▼

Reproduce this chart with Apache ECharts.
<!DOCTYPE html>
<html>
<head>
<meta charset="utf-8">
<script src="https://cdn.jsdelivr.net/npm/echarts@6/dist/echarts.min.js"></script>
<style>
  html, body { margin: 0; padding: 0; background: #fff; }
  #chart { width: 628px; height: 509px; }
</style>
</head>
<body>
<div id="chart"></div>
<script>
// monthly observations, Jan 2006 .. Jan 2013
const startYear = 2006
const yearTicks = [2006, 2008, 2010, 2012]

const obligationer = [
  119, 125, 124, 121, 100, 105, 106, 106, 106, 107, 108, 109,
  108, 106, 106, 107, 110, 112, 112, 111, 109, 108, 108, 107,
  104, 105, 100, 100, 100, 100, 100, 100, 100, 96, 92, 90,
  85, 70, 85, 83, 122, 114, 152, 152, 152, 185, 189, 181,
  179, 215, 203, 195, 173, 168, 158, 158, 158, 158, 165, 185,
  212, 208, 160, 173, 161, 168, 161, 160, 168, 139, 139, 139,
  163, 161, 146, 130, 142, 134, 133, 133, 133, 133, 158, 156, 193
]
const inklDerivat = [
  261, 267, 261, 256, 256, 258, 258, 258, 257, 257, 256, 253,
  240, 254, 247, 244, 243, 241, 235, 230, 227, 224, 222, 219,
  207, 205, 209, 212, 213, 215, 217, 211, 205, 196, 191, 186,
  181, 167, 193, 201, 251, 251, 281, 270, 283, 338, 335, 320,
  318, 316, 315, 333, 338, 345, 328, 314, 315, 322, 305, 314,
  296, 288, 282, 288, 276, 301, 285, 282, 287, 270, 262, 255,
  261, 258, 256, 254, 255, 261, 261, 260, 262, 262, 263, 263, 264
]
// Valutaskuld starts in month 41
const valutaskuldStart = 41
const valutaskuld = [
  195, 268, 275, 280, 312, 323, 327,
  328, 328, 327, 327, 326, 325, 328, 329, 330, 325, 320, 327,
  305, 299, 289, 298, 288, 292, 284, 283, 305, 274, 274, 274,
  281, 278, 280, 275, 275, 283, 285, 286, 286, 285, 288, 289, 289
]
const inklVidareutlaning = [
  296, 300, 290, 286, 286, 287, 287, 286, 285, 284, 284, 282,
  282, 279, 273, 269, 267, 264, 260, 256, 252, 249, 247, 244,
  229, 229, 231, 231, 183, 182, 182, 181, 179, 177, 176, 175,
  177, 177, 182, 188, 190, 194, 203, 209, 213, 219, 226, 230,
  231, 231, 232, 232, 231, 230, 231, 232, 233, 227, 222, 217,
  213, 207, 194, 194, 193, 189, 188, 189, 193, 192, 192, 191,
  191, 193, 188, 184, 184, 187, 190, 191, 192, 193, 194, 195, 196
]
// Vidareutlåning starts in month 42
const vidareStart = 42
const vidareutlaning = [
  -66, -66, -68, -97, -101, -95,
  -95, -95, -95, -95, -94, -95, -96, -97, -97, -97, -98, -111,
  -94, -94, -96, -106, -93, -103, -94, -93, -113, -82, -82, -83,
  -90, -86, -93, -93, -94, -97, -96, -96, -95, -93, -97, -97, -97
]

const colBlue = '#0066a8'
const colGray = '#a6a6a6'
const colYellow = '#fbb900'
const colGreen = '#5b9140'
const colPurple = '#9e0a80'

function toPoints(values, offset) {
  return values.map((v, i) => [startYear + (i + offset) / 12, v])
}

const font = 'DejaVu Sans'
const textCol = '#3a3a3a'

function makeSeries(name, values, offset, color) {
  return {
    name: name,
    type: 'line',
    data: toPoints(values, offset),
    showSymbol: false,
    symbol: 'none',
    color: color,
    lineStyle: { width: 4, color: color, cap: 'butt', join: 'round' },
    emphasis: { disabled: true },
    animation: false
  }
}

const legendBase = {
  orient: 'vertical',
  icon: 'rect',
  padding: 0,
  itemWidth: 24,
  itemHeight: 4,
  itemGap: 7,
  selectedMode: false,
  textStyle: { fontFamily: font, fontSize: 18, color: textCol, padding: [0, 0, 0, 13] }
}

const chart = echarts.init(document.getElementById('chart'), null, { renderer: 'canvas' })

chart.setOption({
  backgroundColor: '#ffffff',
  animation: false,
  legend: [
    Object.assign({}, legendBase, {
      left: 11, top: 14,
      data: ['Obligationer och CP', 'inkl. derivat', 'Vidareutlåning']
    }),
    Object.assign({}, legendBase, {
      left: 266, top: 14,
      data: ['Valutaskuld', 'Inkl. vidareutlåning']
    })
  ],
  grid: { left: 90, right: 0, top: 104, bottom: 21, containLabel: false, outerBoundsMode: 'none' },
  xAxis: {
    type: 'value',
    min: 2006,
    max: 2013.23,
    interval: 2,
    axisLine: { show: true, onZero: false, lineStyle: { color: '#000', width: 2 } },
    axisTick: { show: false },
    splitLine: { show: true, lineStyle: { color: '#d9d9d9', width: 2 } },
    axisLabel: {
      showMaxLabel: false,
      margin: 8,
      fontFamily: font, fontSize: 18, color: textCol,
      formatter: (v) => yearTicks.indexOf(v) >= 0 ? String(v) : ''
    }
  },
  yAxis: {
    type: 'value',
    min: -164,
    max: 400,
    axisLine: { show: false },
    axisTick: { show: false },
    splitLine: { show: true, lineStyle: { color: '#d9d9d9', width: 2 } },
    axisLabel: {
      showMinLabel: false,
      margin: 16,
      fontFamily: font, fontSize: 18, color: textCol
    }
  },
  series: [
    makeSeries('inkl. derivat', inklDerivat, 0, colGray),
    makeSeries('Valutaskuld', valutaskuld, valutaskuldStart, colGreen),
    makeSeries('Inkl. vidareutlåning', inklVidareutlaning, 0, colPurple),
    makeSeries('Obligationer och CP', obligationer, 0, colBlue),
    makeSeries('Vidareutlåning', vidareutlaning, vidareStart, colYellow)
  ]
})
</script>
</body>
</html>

▲
▼

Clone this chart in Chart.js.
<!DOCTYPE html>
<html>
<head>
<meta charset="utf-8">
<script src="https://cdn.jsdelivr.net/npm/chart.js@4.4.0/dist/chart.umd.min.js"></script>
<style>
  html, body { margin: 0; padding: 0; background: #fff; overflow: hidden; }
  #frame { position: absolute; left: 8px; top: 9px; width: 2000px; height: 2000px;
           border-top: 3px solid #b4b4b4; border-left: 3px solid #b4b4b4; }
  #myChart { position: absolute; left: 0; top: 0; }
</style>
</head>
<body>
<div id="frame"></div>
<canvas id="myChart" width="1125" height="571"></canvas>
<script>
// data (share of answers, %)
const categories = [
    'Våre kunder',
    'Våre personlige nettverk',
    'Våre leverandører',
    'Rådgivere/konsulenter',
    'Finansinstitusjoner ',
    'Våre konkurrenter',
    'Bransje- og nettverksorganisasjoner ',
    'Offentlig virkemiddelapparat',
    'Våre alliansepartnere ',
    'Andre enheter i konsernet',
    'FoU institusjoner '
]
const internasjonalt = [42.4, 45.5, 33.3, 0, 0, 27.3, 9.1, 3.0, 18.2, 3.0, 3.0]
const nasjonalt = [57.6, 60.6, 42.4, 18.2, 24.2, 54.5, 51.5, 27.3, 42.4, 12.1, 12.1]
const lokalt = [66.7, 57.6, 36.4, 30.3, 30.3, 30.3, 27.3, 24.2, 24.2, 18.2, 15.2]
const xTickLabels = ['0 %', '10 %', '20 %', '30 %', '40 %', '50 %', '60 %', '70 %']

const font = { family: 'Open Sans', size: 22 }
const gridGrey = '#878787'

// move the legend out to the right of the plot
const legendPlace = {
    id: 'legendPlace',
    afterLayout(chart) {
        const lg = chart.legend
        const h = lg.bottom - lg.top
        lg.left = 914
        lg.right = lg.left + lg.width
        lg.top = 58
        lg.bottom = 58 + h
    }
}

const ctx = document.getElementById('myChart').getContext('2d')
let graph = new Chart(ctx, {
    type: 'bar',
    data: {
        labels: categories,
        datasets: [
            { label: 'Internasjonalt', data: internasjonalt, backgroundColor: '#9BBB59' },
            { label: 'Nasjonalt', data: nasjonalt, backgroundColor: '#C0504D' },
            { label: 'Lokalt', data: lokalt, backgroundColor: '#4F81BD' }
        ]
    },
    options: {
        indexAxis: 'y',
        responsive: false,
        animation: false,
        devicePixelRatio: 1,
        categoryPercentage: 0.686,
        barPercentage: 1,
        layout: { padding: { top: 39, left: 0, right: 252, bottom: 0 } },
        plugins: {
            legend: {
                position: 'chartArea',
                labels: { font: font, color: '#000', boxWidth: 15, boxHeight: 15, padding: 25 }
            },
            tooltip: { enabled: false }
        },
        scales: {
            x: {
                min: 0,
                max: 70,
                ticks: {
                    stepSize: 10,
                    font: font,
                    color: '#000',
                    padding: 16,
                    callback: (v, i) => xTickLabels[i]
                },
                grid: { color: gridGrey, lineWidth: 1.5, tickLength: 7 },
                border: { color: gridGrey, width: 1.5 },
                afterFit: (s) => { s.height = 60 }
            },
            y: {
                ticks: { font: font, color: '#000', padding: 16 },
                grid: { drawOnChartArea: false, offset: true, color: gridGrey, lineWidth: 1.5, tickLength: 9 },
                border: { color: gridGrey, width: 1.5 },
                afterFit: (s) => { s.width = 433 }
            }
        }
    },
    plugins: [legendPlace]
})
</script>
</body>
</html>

▲

• **Work to complete**: Using the listing above, pull out all lines that hold the word "this".

• **Response to the task**:
Reproduce this chart with Apache ECharts.
Clone this chart in Chart.js.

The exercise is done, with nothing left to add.